Exercise instructions:
Write out the material exactly, without any of its pictures.

Source data:

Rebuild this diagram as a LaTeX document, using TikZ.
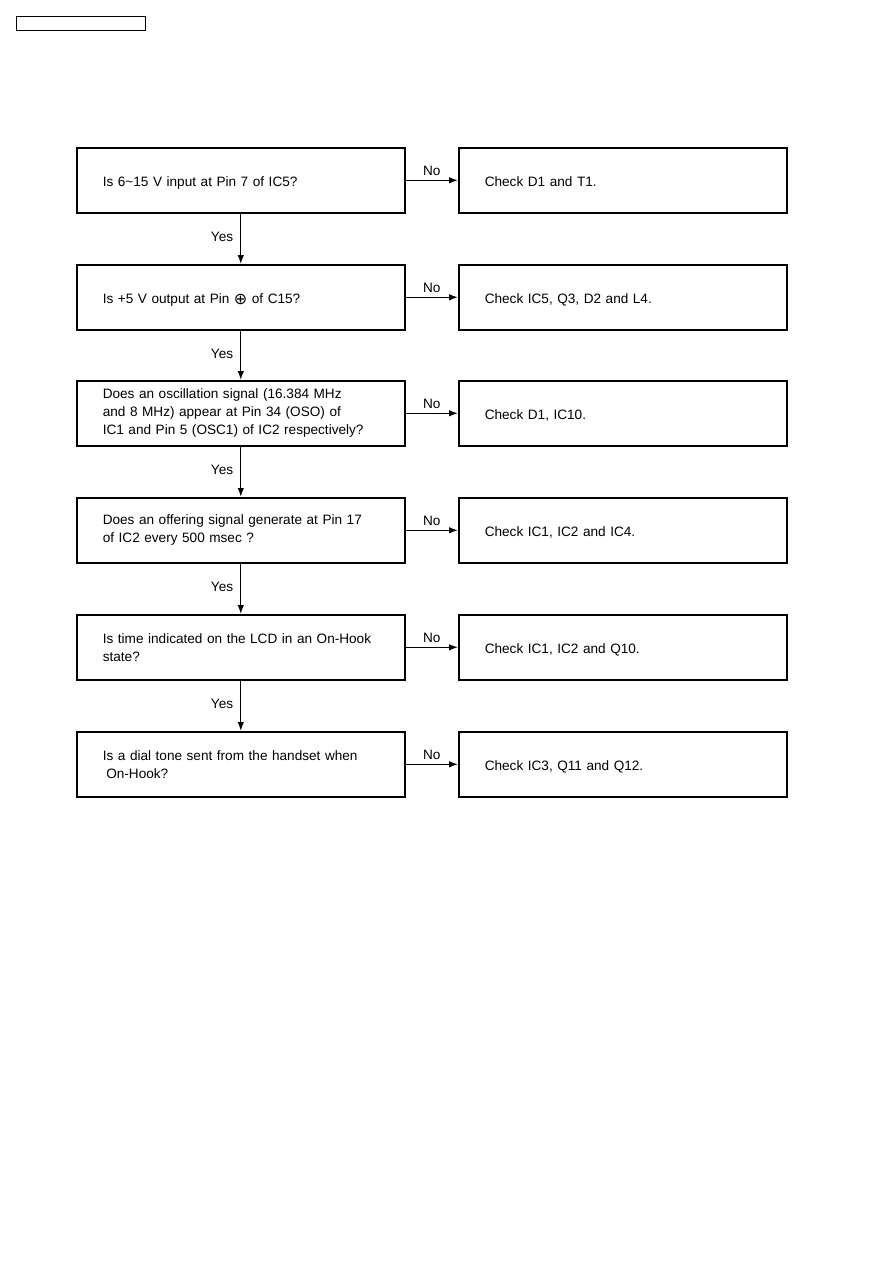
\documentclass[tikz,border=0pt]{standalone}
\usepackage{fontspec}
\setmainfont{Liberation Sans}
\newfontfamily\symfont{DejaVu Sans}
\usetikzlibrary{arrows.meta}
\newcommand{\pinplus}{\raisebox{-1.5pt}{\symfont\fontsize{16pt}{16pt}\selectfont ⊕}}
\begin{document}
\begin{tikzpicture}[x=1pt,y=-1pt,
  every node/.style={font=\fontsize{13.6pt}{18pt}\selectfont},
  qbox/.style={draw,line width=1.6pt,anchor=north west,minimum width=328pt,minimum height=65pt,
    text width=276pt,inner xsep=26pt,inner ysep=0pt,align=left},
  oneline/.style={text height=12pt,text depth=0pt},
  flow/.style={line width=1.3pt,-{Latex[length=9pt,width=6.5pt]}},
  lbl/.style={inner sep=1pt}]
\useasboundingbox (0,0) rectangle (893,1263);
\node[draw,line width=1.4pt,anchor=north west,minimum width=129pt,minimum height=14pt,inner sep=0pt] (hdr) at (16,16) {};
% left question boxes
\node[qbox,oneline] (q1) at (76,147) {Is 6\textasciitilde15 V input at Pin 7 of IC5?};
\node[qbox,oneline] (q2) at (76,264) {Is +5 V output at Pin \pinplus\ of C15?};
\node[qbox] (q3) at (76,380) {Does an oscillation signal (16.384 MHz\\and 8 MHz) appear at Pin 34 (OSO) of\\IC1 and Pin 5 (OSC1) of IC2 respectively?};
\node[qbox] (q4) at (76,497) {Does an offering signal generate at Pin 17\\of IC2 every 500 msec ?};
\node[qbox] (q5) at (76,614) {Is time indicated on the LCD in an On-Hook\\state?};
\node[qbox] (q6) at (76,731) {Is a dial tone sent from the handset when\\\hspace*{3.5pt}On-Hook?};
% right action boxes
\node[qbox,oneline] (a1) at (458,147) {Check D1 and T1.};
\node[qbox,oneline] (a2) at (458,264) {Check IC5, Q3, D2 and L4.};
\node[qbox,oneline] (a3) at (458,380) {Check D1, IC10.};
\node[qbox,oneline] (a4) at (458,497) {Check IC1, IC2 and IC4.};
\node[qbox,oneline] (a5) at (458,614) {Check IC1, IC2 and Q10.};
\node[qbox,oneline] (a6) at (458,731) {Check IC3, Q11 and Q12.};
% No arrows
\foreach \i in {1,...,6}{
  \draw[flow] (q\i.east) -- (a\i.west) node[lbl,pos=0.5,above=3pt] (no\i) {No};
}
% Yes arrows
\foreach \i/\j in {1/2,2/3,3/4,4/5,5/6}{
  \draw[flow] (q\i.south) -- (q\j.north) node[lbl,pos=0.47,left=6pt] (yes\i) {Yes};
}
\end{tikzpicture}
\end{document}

Answer to this problem:
Rebuild this diagram as a LaTeX document, using TikZ.
\documentclass[tikz,border=0pt]{standalone}
\usepackage{fontspec}
\setmainfont{Liberation Sans}
\newfontfamily\symfont{DejaVu Sans}
\usetikzlibrary{arrows.meta}
\newcommand{\pinplus}{\raisebox{-1.5pt}{\symfont\fontsize{16pt}{16pt}\selectfont ⊕}}
\begin{document}
\begin{tikzpicture}[x=1pt,y=-1pt,
  every node/.style={font=\fontsize{13.6pt}{18pt}\selectfont},
  qbox/.style={draw,line width=1.6pt,anchor=north west,minimum width=328pt,minimum height=65pt,
    text width=276pt,inner xsep=26pt,inner ysep=0pt,align=left},
  oneline/.style={text height=12pt,text depth=0pt},
  flow/.style={line width=1.3pt,-{Latex[length=9pt,width=6.5pt]}},
  lbl/.style={inner sep=1pt}]
\useasboundingbox (0,0) rectangle (893,1263);
\node[draw,line width=1.4pt,anchor=north west,minimum width=129pt,minimum height=14pt,inner sep=0pt] (hdr) at (16,16) {};
% left question boxes
\node[qbox,oneline] (q1) at (76,147) {Is 6\textasciitilde15 V input at Pin 7 of IC5?};
\node[qbox,oneline] (q2) at (76,264) {Is +5 V output at Pin \pinplus\ of C15?};
\node[qbox] (q3) at (76,380) {Does an oscillation signal (16.384 MHz\\and 8 MHz) appear at Pin 34 (OSO) of\\IC1 and Pin 5 (OSC1) of IC2 respectively?};
\node[qbox] (q4) at (76,497) {Does an offering signal generate at Pin 17\\of IC2 every 500 msec ?};
\node[qbox] (q5) at (76,614) {Is time indicated on the LCD in an On-Hook\\state?};
\node[qbox] (q6) at (76,731) {Is a dial tone sent from the handset when\\\hspace*{3.5pt}On-Hook?};
% right action boxes
\node[qbox,oneline] (a1) at (458,147) {Check D1 and T1.};
\node[qbox,oneline] (a2) at (458,264) {Check IC5, Q3, D2 and L4.};
\node[qbox,oneline] (a3) at (458,380) {Check D1, IC10.};
\node[qbox,oneline] (a4) at (458,497) {Check IC1, IC2 and IC4.};
\node[qbox,oneline] (a5) at (458,614) {Check IC1, IC2 and Q10.};
\node[qbox,oneline] (a6) at (458,731) {Check IC3, Q11 and Q12.};
% No arrows
\foreach \i in {1,...,6}{
  \draw[flow] (q\i.east) -- (a\i.west) node[lbl,pos=0.5,above=3pt] (no\i) {No};
}
% Yes arrows
\foreach \i/\j in {1/2,2/3,3/4,4/5,5/6}{
  \draw[flow] (q\i.south) -- (q\j.north) node[lbl,pos=0.47,left=6pt] (yes\i) {Yes};
}
\end{tikzpicture}
\end{document}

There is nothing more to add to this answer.